Martin, who scheduled a news conference for later in the day, immediately referred the Gomery report to the Royal Canadian Mounted Police for possible criminal investigations. The government also said it would expand a civil suit seeking the return of national unity cash from a number of ad firms, boosting the total sought to $49.2 million.

Chretien, meanwhile, met with lawyers to decide whether to take action to clear his name. David Scott, a member of Chretien’s legal team, said one possibility would be a Federal Court challenge to Gomery’s conclusions.
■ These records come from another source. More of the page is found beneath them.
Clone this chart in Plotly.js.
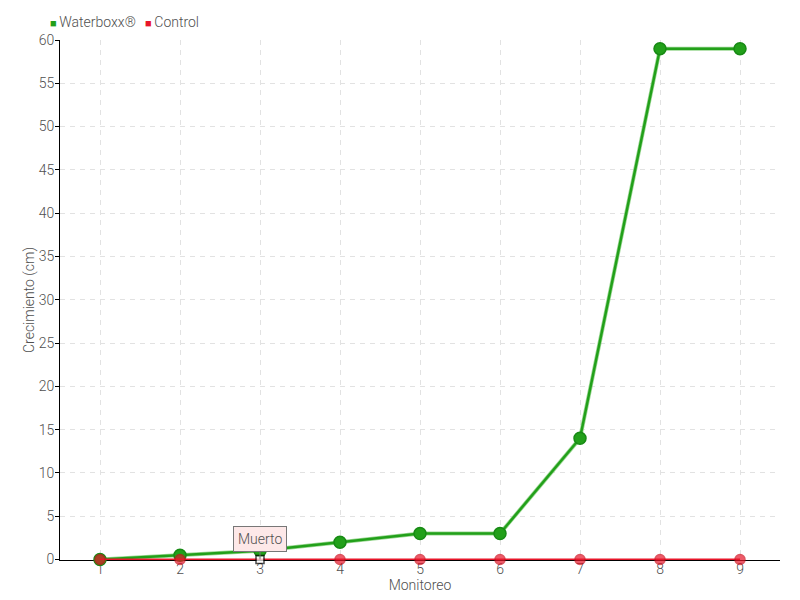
<!DOCTYPE html>
<html>
<head>
<meta charset="utf-8">
<script src="https://cdn.plot.ly/plotly-3.0.1.min.js"></script>
<style>html,body{margin:0;padding:0;background:#fff;}#chart{width:800px;height:600px;}</style>
</head>
<body>
<div id="chart"></div>
<script>
var categories = [1, 2, 3, 4, 5, 6, 7, 8, 9];
var waterboxx = [0, 0.5, 1, 2, 3, 3, 14, 59, 59];
var control = [0, 0, 0, 0, 0, 0, 0, 0, 0];
var seriesNames = ["Waterboxx®", "Control"];
var seriesColors = ["#22a01a", "#e8162a"];
var annotationText = "Muerto";
var annotationIndex = 2;

var fontFam = "Roboto, 'DejaVu Sans', sans-serif";
var txtColor = "#505050";
var fw = 300;

var ctrlSymbols = categories.map(function (c, i) { return i === annotationIndex ? "square" : "circle"; });
var ctrlColors = categories.map(function (c, i) { return i === annotationIndex ? "#ffffff" : seriesColors[1]; });
var ctrlLineColors = categories.map(function (c, i) { return i === annotationIndex ? "#000000" : "#d0101f"; });
var ctrlSizes = categories.map(function (c, i) { return i === annotationIndex ? 8 : 10; });

function legendLabel(name, color) {
  return '<span style="font-size:11px;color:' + color + '">■ </span>' + name;
}

var traces = [
  {
    x: categories, y: waterboxx, type: "scatter", mode: "lines",
    line: {color: "rgba(130,205,120,0.8)", width: 4}, showlegend: false, hoverinfo: "skip", cliponaxis: false
  },
  {
    x: categories, y: waterboxx, name: seriesNames[0], type: "scatter", mode: "lines+markers",
    line: {color: seriesColors[0], width: 2.5},
    marker: {color: seriesColors[0], size: 12, symbol: "circle", line: {color: "#178a14", width: 1.5}},
    hoverinfo: "skip", showlegend: false, cliponaxis: false
  },
  {
    x: categories, y: control, name: seriesNames[1], type: "scatter", mode: "lines+markers",
    line: {color: seriesColors[1], width: 2},
    marker: {color: ctrlColors, size: ctrlSizes, symbol: ctrlSymbols, line: {color: ctrlLineColors, width: 1.5}},
    hoverinfo: "skip", showlegend: false, cliponaxis: false
  },
  {
    x: [null], y: [null], name: legendLabel(seriesNames[0], seriesColors[0]), type: "scatter", mode: "markers",
    marker: {color: "rgba(0,0,0,0)", size: 1}, showlegend: true
  },
  {
    x: [null], y: [null], name: legendLabel(seriesNames[1], seriesColors[1]), type: "scatter", mode: "markers",
    marker: {color: "rgba(0,0,0,0)", size: 1}, showlegend: true
  }
];

var layout = {
  width: 800, height: 600,
  margin: {l: 60, r: 20, t: 40, b: 40, autoexpand: false},
  paper_bgcolor: "#ffffff", plot_bgcolor: "#ffffff",
  font: {family: fontFam, size: 14, color: txtColor, weight: fw},
  showlegend: true,
  legend: {orientation: "h", x: -0.0695, xanchor: "left", y: 1.0346, yanchor: "middle",
    font: {family: fontFam, size: 14, color: txtColor, weight: fw}, itemwidth: 30, tracegroupgap: 0,
    entrywidth: 50, entrywidthmode: "pixels",
    bgcolor: "rgba(0,0,0,0)", itemclick: false},
  xaxis: {
    range: [0.5, 9.5], tickmode: "array", tickvals: categories, ticktext: categories.map(String),
    showgrid: true, gridcolor: "#e2e2e2", griddash: "5px,5px", gridwidth: 1,
    showline: true, linecolor: "#000000", linewidth: 1, zeroline: false, layer: "below traces",
    ticks: "", ticklabelstandoff: -4,
    tickfont: {family: fontFam, size: 14, color: txtColor, weight: fw},
    title: {text: "Monitoreo", standoff: 0, font: {family: fontFam, size: 14, color: txtColor, weight: fw}}
  },
  yaxis: {
    range: [-0.06, 60], tickmode: "array", tickvals: [0,5,10,15,20,25,30,35,40,45,50,55,60],
    showgrid: true, gridcolor: "#e2e2e2", griddash: "5px,5px", gridwidth: 1,
    showline: true, linecolor: "#000000", linewidth: 1, zeroline: false, layer: "below traces",
    ticks: "outside", ticklen: 4, tickcolor: "#000000", ticklabelstandoff: -2,
    tickfont: {family: fontFam, size: 14, color: txtColor, weight: fw},
    title: {text: "Crecimiento (cm)", standoff: 0, font: {family: fontFam, size: 14, color: txtColor, weight: fw}}
  },
  annotations: [{
    x: categories[annotationIndex], y: control[annotationIndex], xref: "x", yref: "y",
    text: annotationText, showarrow: true, arrowhead: 0, arrowwidth: 1, arrowcolor: "#777777",
    ax: 0, ay: -20, bgcolor: "#fde8e8", bordercolor: "#777777", borderwidth: 1, borderpad: 4,
    font: {family: fontFam, size: 14, color: txtColor, weight: fw}
  }]
};

Plotly.newPlot("chart", traces, layout, {displayModeBar: false, staticPlot: true});
</script>
</body>
</html>
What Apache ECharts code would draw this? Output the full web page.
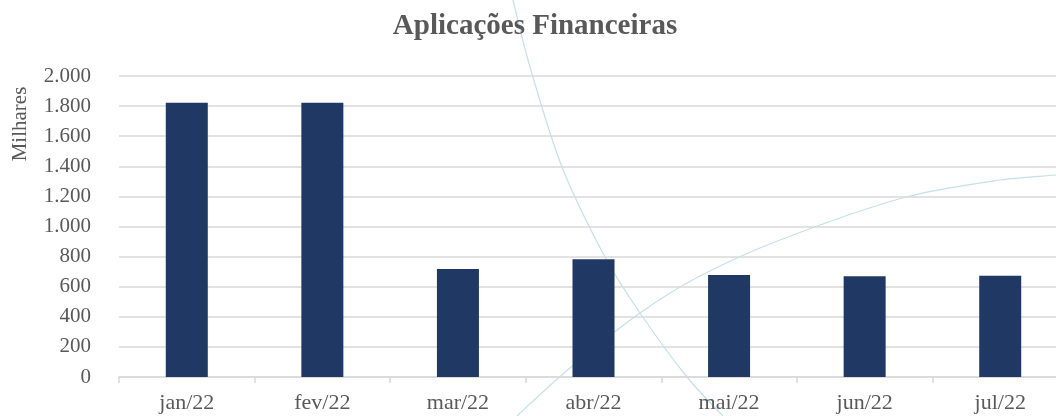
<!DOCTYPE html>
<html>
<head>
<meta charset="utf-8">
<script src="https://cdn.jsdelivr.net/npm/echarts@6/dist/echarts.min.js"></script>
<style>
html,body{margin:0;padding:0;background:#fff;overflow:hidden;width:1056px;height:416px;}
#chart{width:1068px;height:416px;}
</style>
</head>
<body>
<div id="chart"></div>
<script>
// ---- data ----
const categories = ['jan/22','fev/22','mar/22','abr/22','mai/22','jun/22','jul/22'];
const values = [1823, 1823, 718, 782, 678, 669, 673];
const yTicks = [0, 200, 400, 600, 800, 1000, 1200, 1400, 1600, 1800, 2000];
const titleText = 'Aplicações Financeiras';
const yAxisTitle = 'Milhares';
// decorative background curves (page decoration, not data)
const decorCurveA = [[513,0],[530,67],[562,167],[605,257],[640,313],[687,377],[723,416]];
const decorCurveB = [[517,416],[570,368],[640,313],[700,276],[780,240],[906,197],[1000,180],[1056,175],[1068,174]];

const FONT = '"Liberation Serif", serif';
const TXT = '#595959';

function fmt(v){ return v.toString().replace(/\B(?=(\d{3})+(?!\d))/g, '.'); }

const chart = echarts.init(document.getElementById('chart'), null, {renderer:'canvas'});
chart.setOption({
  animation: false,
  backgroundColor: '#ffffff',
  title: {
    text: titleText,
    left: 530, top: 7, textAlign: 'center',
    textStyle: {fontFamily: FONT, fontSize: 29, fontWeight: 'bold', color: TXT}
  },
  graphic: [
    {type:'polyline', z:-10, silent:true, shape:{points: decorCurveA, smooth: 0.3}, style:{stroke:'#c3e1ea', lineWidth:1.2, fill:null}},
    {type:'polyline', z:-10, silent:true, shape:{points: decorCurveB, smooth: 0.3}, style:{stroke:'#c3e1ea', lineWidth:1.2, fill:null}},
    {type:'text', x:20, y:124, rotation: Math.PI/2, silent:true,
     style:{text: yAxisTitle, font: '21px "Liberation Serif", serif', fill: TXT, textAlign:'center', textVerticalAlign:'middle'}}
  ],
  grid: {left: 119, top: 76, right: 0, bottom: 39, containLabel: false},
  xAxis: {
    type: 'category',
    data: categories,
    boundaryGap: true,
    axisLine: {show: true, lineStyle: {color: '#d9d9d9', width: 1.5}},
    axisTick: {show: true, length: 6, alignWithLabel: false, lineStyle: {color: '#d9d9d9', width: 1.5}},
    axisLabel: {fontFamily: FONT, fontSize: 22, color: TXT, margin: 15}
  },
  yAxis: {
    type: 'value',
    min: yTicks[0], max: yTicks[yTicks.length-1], interval: 200,
    axisLine: {show: false},
    axisTick: {show: false},
    splitLine: {show: true, lineStyle: {color: '#d9d9d9', width: 1.5}},
    axisLabel: {fontFamily: FONT, fontSize: 21, color: TXT, margin: 28, formatter: fmt}
  },
  series: [{
    type: 'bar',
    data: values,
    barWidth: 42,
    itemStyle: {color: '#203864'},
    z: 5
  }]
});
</script>
</body>
</html>
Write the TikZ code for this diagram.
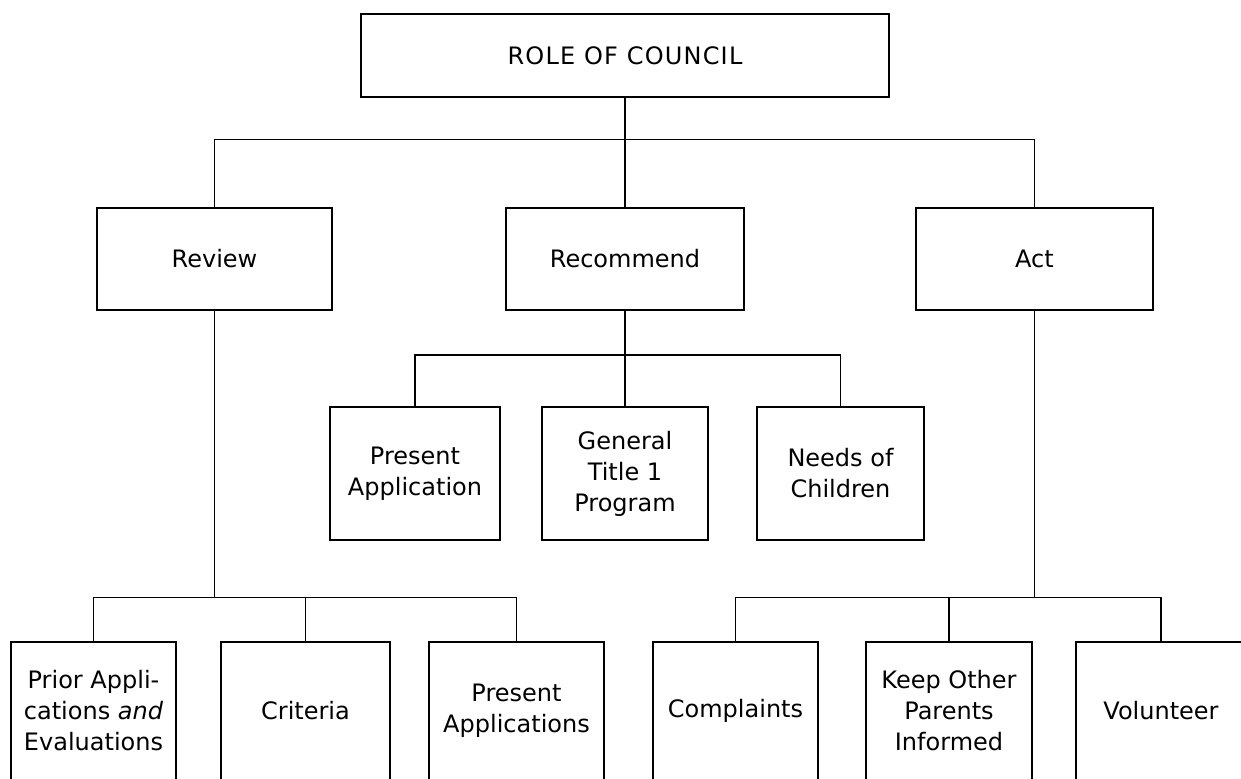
\documentclass[tikz,border=0pt]{standalone}
\usepackage{fontspec}
\setmainfont{DejaVu Sans}
\newfontfamily\titlefont[LetterSpace=5]{DejaVu Sans}
\tikzset{
  orgbox/.style={draw, line width=0.8pt, inner sep=0pt, align=center,
    font=\fontsize{12}{15.5}\selectfont},
  openbox/.style={orgbox, draw=none},
  link/.style={line width=0.8pt},
}
\newcommand{\openframe}[1]{%
  \draw[link] ([yshift=-12pt]#1.south west) -- (#1.north west) -- (#1.north east) -- ([yshift=-12pt]#1.south east);}
\begin{document}
\begin{tikzpicture}[x=0.5pt,y=-0.5pt]
\useasboundingbox (0,0) rectangle (1241,778);
% top
\node[orgbox, minimum width=264pt, minimum height=41.5pt, font=\fontsize{12}{15.5}\titlefont] (top) at (625,55.5) {ROLE OF COUNCIL};
% level 1
\node[orgbox, minimum width=117.5pt, minimum height=51pt] (review) at (214.5,259) {Review};
\node[orgbox, minimum width=119pt, minimum height=51pt] (recommend) at (625,259) {Recommend};
\node[orgbox, minimum width=118.5pt, minimum height=51pt] (act) at (1034.5,259) {Act};
% recommend children
\node[orgbox, minimum width=85pt, minimum height=66.5pt] (presapp) at (415,473.5) {Present\\Application};
\node[orgbox, minimum width=83pt, minimum height=66.5pt] (general) at (625,473.5) {General\\Title 1\\Program};
\node[orgbox, minimum width=83.5pt, minimum height=66.5pt] (needs) at (840.5,473.5) {Needs of\\Children};
% review children (boxes run off the bottom edge)
\node[openbox, minimum width=81.5pt, minimum height=68pt] (prior) at (93.5,711) {Prior Appli-\\cations \textit{and}\\Evaluations};
\node[openbox, minimum width=83.5pt, minimum height=68pt] (criteria) at (305.5,711) {Criteria};
\node[openbox, minimum width=86.5pt, minimum height=68pt] (presapps) at (516.5,711) {Present\\Applications};
% act children
\node[openbox, minimum width=81.5pt, minimum height=68pt] (complaints) at (735.5,711) {Complaints};
\node[openbox, minimum width=82pt, minimum height=68pt] (keep) at (949,711) {Keep Other\\Parents\\Informed};
\node[openbox, minimum width=84pt, minimum height=68pt] (volunteer) at (1161,711) {Volunteer};
\openframe{prior}
\openframe{criteria}
\openframe{presapps}
\openframe{complaints}
\openframe{keep}
\openframe{volunteer}
% connectors
\draw[link] (top.south) -- ++(0,41.5) coordinate (tb);
\draw[link] (review.north) |- (tb) -| (act.north);
\draw[link] (tb) -- (recommend.north);
\draw[link] (recommend.south) -- ++(0,44) coordinate (mb);
\draw[link] (presapp.north) |- (mb) -| (needs.north);
\draw[link] (mb) -- (general.north);
\draw[link] (review.south) -- ++(0,286.5) coordinate (rb);
\draw[link] (prior.north) |- (rb) -| (presapps.north);
\draw[link] (criteria.north) |- (rb);
\draw[link] (act.south) -- ++(0,286.5) coordinate (ab);
\draw[link] (complaints.north) |- (ab) -| (volunteer.north);
\draw[link] (keep.north) |- (ab);
\end{tikzpicture}
\end{document}
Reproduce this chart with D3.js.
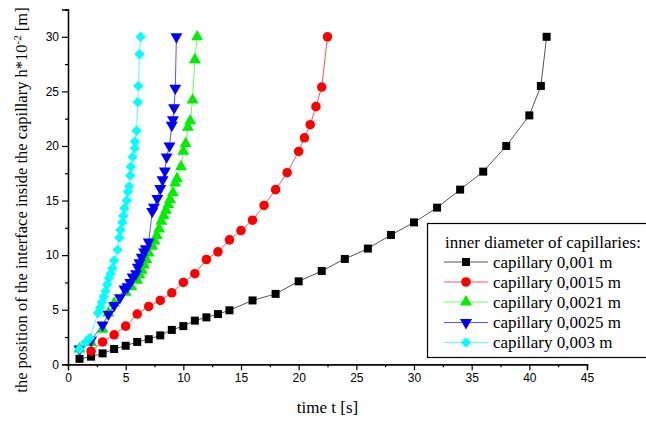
<!DOCTYPE html>
<html><head><meta charset="utf-8">
<script src="https://cdn.jsdelivr.net/npm/d3@7"></script>
<style>body{margin:0;background:#fff}svg{display:block}</style>
</head><body>
<svg id="c" width="646" height="421"></svg>
<script>
// ---- data ----
const seriesNames = ["capillary 0,001 m","capillary 0,0015 m","capillary 0,0021 m","capillary 0,0025 m","capillary 0,003 m"];
const legendTitle = "inner diameter of capillaries:";
const xTicks = [0,5,10,15,20,25,30,35,40,45];
const yTicks = [0,5,10,15,20,25,30];

const t1 = [1,2,3,4,5,6,7,8,9,10,11,12,13,14,16,18,20,22,24,26,28,30,32,34,36,38,40,41,41.5];
const h1 = [0.5,0.7,1.0,1.4,1.7,2.05,2.3,2.65,3.15,3.5,4.0,4.3,4.6,4.95,5.85,6.45,7.6,8.55,9.65,10.6,11.85,13.0,14.35,16.0,17.65,20.0,22.8,25.5,30];

const t2 = [2,3,4,5,6,7,8,9,10,11,12,13,14,15,16,17,18,19,20,20.5,21,21.5,22,22.5];
const h2 = [1.2,2.05,2.7,3.5,4.6,5.3,5.85,6.55,7.5,8.3,9.6,10.3,11.4,12.25,13.2,14.55,16.0,17.55,19.5,20.75,21.95,23.6,25.4,30];

const t3 = [1,2,3,3.5,4,5,5.5,6,6.2,6.4,6.6,6.8,7.0,7.3,7.5,7.7,7.9,8.1,8.3,8.5,8.7,8.85,9.1,9.3,9.45,9.8,10.0,10.2,10.4,10.6,10.8,11.0,11.2];
const h3 = [1.4,2.0,3.2,4.7,5.6,6.6,7.1,7.7,8.2,8.6,9.1,9.6,10.2,10.8,11.3,11.8,12.4,13.1,13.6,14.1,14.6,15.1,15.7,16.6,17.0,18.1,19.5,20.2,21.7,22.3,24.2,27.9,30];

const t4 = [1,2,3,3.5,4,4.5,4.9,5.15,5.4,5.6,5.9,6.05,6.2,6.4,6.6,6.75,7.0,7.3,7.45,7.75,8.0,8.2,8.4,8.55,8.8,9.0,9.1,9.2,9.3,9.4];
const h4 = [1.4,2.2,3.6,4.6,5.4,6.1,6.9,7.1,7.5,8.0,8.3,8.9,9.3,9.8,10.3,10.6,11.2,14.0,14.4,15.2,16.1,16.9,17.7,19.0,20.0,21.9,22.4,23.5,25.3,30];

const t5 = [1,1.5,1.9,2.6,2.8,2.95,3.1,3.25,3.4,3.55,3.7,3.85,4.0,4.3,4.45,4.55,4.7,4.8,4.9,5.1,5.2,5.3,5.4,5.45,5.6,5.8,5.8,5.95,6.05,6.1,6.2,6.3];
const h5 = [1.4,2.0,2.4,4.7,5.2,5.7,6.2,6.7,7.3,7.9,8.3,8.8,9.5,10.5,11.6,12.3,13.0,13.6,14.3,15.0,15.8,16.3,17.3,18.1,19.0,19.8,20.4,21.4,24.0,25.5,28.4,30];

const seriesT = [t1,t2,t3,t4,t5];
const seriesH = [h1,h2,h3,h4,h5];
const markerColors = ["#000000","#ff0000","#00ee00","#0000ff","#00ffff"];
const lineColors = ["#555555","#ff5555","#66ff66","#5555ff","#55ffff"];
const shapes = ["square","circle","up","down","diamond"];

// ---- chart ----
const svg = d3.select("#c");
const x = d3.scaleLinear().domain([0,45]).range([68,587]);
const y = d3.scaleLinear().domain([0,32.5]).range([364.3,9.5]);

function markerPath(shape){
  if(shape==="square") return d3.symbol(d3.symbolSquare,64)();
  if(shape==="circle") return d3.symbol(d3.symbolCircle,72)();
  if(shape==="up") return d3.symbol(d3.symbolTriangle,62)();
  if(shape==="down") return d3.symbol(d3.symbolTriangle,62)();
  if(shape==="diamond") return "M0,-5.2L5.2,0L0,5.2L-5.2,0Z";
}
function markerTransform(shape,px,py){
  return shape==="down" ? `translate(${px},${py}) rotate(180)` : `translate(${px},${py})`;
}

// axes
const xAxis = d3.axisBottom(x).tickValues(xTicks).tickSize(6).tickPadding(3).tickFormat(d3.format("d"));
const xMinor = d3.axisBottom(x).tickValues(d3.range(2.5,45,5)).tickSize(3).tickFormat("");
const yAxis = d3.axisLeft(y).tickValues(yTicks).tickSize(6).tickPadding(3).tickFormat(d3.format("d"));
const yMinor = d3.axisLeft(y).tickValues(d3.range(2.5,33,5)).tickSize(3).tickFormat("");

function styleAxis(g){
  g.selectAll("path.domain").attr("stroke","#000").attr("stroke-width",1.3);
  g.selectAll(".tick line").attr("stroke","#000").attr("stroke-width",1.2);
  g.selectAll(".tick text").attr("fill","#000").style("font-family","'Liberation Sans',Arial,sans-serif").style("font-size","12px");
}
svg.append("g").attr("transform","translate(0,364.3)").call(xMinor).call(styleAxis);
svg.append("g").attr("transform","translate(0,364.3)").call(xAxis).call(styleAxis);
svg.append("g").attr("transform","translate(68,0)").call(yMinor).call(styleAxis);
svg.append("g").attr("transform","translate(68,0)").call(yAxis).call(styleAxis);

// titles
svg.append("text").attr("x",(x(0)+x(45))/2).attr("y",413).attr("text-anchor","middle")
  .style("font-family","'Liberation Serif','Times New Roman',serif").style("font-size","17px").text("time t [s]");
const yt = svg.append("text").attr("transform","translate(27,200) rotate(-90)").attr("text-anchor","middle")
  .style("font-family","'Liberation Serif','Times New Roman',serif").style("font-size","16.5px");
yt.append("tspan").text("the position of the interface inside the capillary h*10");
yt.append("tspan").attr("dy",-6).style("font-size","11px").text("-2");
yt.append("tspan").attr("dy",6).text(" [m]");

// series
const line = d3.line().x(d=>x(d[0])).y(d=>y(d[1]));
seriesT.forEach((ts,i)=>{
  const pts = ts.map((t,j)=>[t,seriesH[i][j]]);
  const g = svg.append("g");
  g.append("path").datum(pts).attr("d",line).attr("fill","none").attr("stroke",lineColors[i]).attr("stroke-width",1);
  g.selectAll("path.m").data(pts).enter().append("path").attr("class","m")
    .attr("d",markerPath(shapes[i])).attr("transform",d=>markerTransform(shapes[i],x(d[0]),y(d[1])))
    .attr("fill",markerColors[i]);
});

// legend
const lg = svg.append("g");
lg.append("rect").attr("x",427.5).attr("y",223.5).attr("width",240).attr("height",134).attr("fill","#fff").attr("stroke","#000").attr("stroke-width",1.2);
lg.append("text").attr("x",445).attr("y",248).style("font-family","'Liberation Serif','Times New Roman',serif").style("font-size","17px").text(legendTitle);
const rowY = [262,282,302,322.5,342.5];
seriesNames.forEach((n,i)=>{
  const ry = rowY[i];
  lg.append("line").attr("x1",444).attr("x2",488).attr("y1",ry).attr("y2",ry).attr("stroke",lineColors[i]).attr("stroke-width",1);
  lg.append("path").attr("d",markerPath(shapes[i])).attr("transform",markerTransform(shapes[i],466,ry)).attr("fill",markerColors[i]);
  lg.append("text").attr("x",493).attr("y",ry+5.5).style("font-family","'Liberation Serif','Times New Roman',serif").style("font-size","17px").text(n);
});
</script>
</body></html>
Gomery found that Chretien chose to keep tight control of the sponsorship program under the prime minister’s office and ignored warnings from a senior adviser that it would be better to shift the program to another department.

As Chretien’s chief of staff, Jean Pelletier “failed to take the most elementary precautions against mismanagement” in a program that Gomery called an “open invitation” to profiteering by unscrupulous contractors.

“Mr. Chretien must accept responsibility for the actions of his (political) staff such as Mr. Pelletier,” the judge said.

He was more generous toward Martin, declaring him free of “any blame for carelessness or misconduct.”